Generalized stacking fault energetics and dislocation properties: compact vs. spread unit dislocation structures in TiAl and CuAu

TL;DR

This paper introduces a unified scheme combining ab-initio calculations and the Peierls-Nabarro model to analyze dislocation structures and mobility in TiAl and CuAu, revealing core dissociation paths and differences in dislocation properties.

Contribution

It develops a general, ab-initio-based approach to study dislocation structures and energetics, linking core configurations with stacking fault energetics in TiAl and CuAu.

Findings

Differences in dislocation core structures are related to $\gamma$-surface features.

Unified description of compact, spread, and split dislocation cores.
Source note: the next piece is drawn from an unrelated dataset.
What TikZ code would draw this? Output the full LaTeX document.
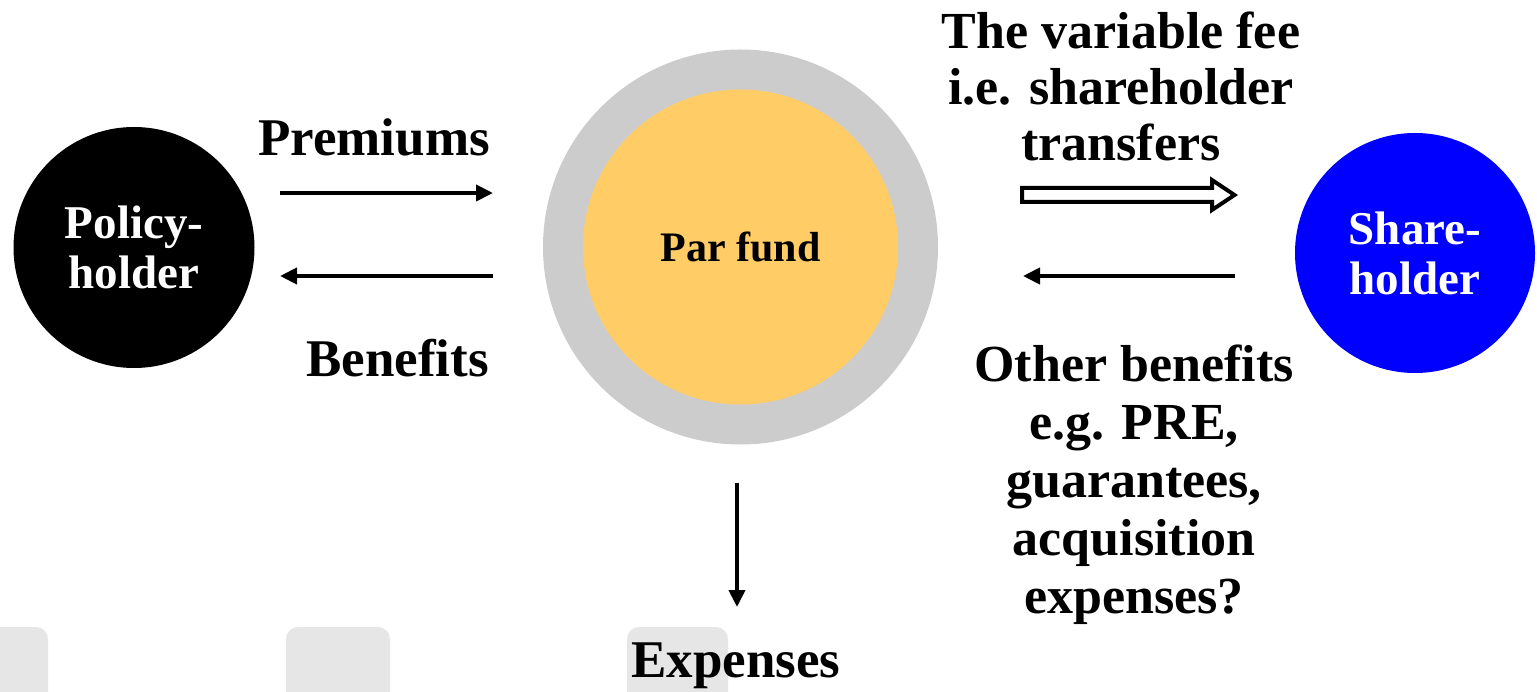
\documentclass[tikz,border=0pt]{standalone}
\usepackage{fontspec}
\setmainfont{Liberation Serif}
\usetikzlibrary{arrows.meta,calc}
\definecolor{parorange}{HTML}{FFCC66}
\definecolor{pargray}{HTML}{CCCCCC}
\definecolor{shblue}{HTML}{0000FF}
\definecolor{boxgray}{HTML}{E6E6E6}
\begin{document}
\begin{tikzpicture}[x=1pt,y=-1pt,
  lbl/.style={font=\fontsize{52}{57}\selectfont\bfseries, inner sep=0pt, align=center},
  biglbl/.style={lbl, font=\fontsize{53}{57}\selectfont\bfseries},
  party/.style={circle, inner sep=0pt, align=center, text=white,
    font=\fontsize{47}{50}\selectfont\bfseries},
  flow/.style={line width=4pt, -{Triangle[length=17pt,width=16pt]}},
  hollow/.style={line width=4pt, draw=black, fill=white, line join=miter},
  bgbox/.style={fill=boxgray, rounded corners=12pt}]
\clip (0,0) rectangle (1537,692);
\fill[white] (0,0) rectangle (1537,692);
% background boxes at the bottom
\fill[bgbox] (-20,627) rectangle (48,730);
\fill[bgbox] (286,627) rectangle (390,730);
\fill[bgbox] (627,627) rectangle (728,730);
% parties
\node[party, fill=black, minimum size=241pt] (ph) at (134,247.5) {Policy-\\holder};
\node[circle, fill=pargray, minimum size=395pt, inner sep=0pt] (pfo) at (740.5,247) {};
\node[circle, fill=parorange, minimum size=315pt, inner sep=0pt,
  font=\fontsize{42}{46}\selectfont\bfseries] (pf) at (740.5,247) {Par fund};
\node[party, fill=shblue, minimum size=240pt] (sh) at (1415,253) {Share-\\holder};
% arrow end points
\coordinate (p1) at (280,193); \coordinate (p2) at (493,193);
\coordinate (b1) at (493,276); \coordinate (b2) at (280,276);
\coordinate (o1) at (1235,276); \coordinate (o2) at (1023,276);
\coordinate (e1) at (737,483); \coordinate (e2) at (737,607);
\coordinate (vs) at (1022,195); \coordinate (ve) at (1234.5,195);
% arrows
\draw[flow] (p1) -- (p2);
\draw[flow] (b1) -- (b2);
\draw[flow] (o1) -- (o2);
\draw[flow] (e1) -- (e2);
\draw[hollow] ($(vs)+(0,-7)$) -- ($(ve)+(-22.5,-7)$) -- ($(ve)+(-22.5,-15)$) -- (ve)
  -- ($(ve)+(-22.5,15)$) -- ($(ve)+(-22.5,7)$) -- ($(vs)+(0,7)$) -- cycle;
% labels (anchor=base of a multi-line node is the baseline of its last line)
\node[biglbl, anchor=base] (lprem) at (374,156) {Premiums};
\node[biglbl, anchor=base] (lben) at (397.5,377) {Benefits};
\node[lbl, anchor=base, font=\fontsize{52}{56}\selectfont\bfseries] (lfee) at (1121,161)
  {The variable fee\\i.e. shareholder\\transfers};
\node[lbl, anchor=base, font=\fontsize{52}{58}\selectfont\bfseries] (loth) at (1134,613)
  {Other benefits\\e.g. PRE,\\guarantees,\\acquisition\\expenses?};
\node[biglbl, anchor=base] (lexp) at (736,677) {Expenses};
\end{tikzpicture}
\end{document}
Identification of dissociation paths in dislocation cores.

Abstract

We present a general scheme for analyzing the structure and mobility of dislocations based on solutions of the Peierls-Nabarro model with a two component displacement field and restoring forces determined from the ab-initio generalized stacking fault energetics (ie., the so-called $\gamma$-surface). The approach is used to investigate dislocations in L1$_{0}$ TiAl and CuAu; predicted differences in the unit dislocation properties are explicitly related with features of the $\gamma$-surface geometry. A unified description of compact, spread and split dislocation cores is provided with an important characteristic "dissociation path" revealed by this highly tractable scheme.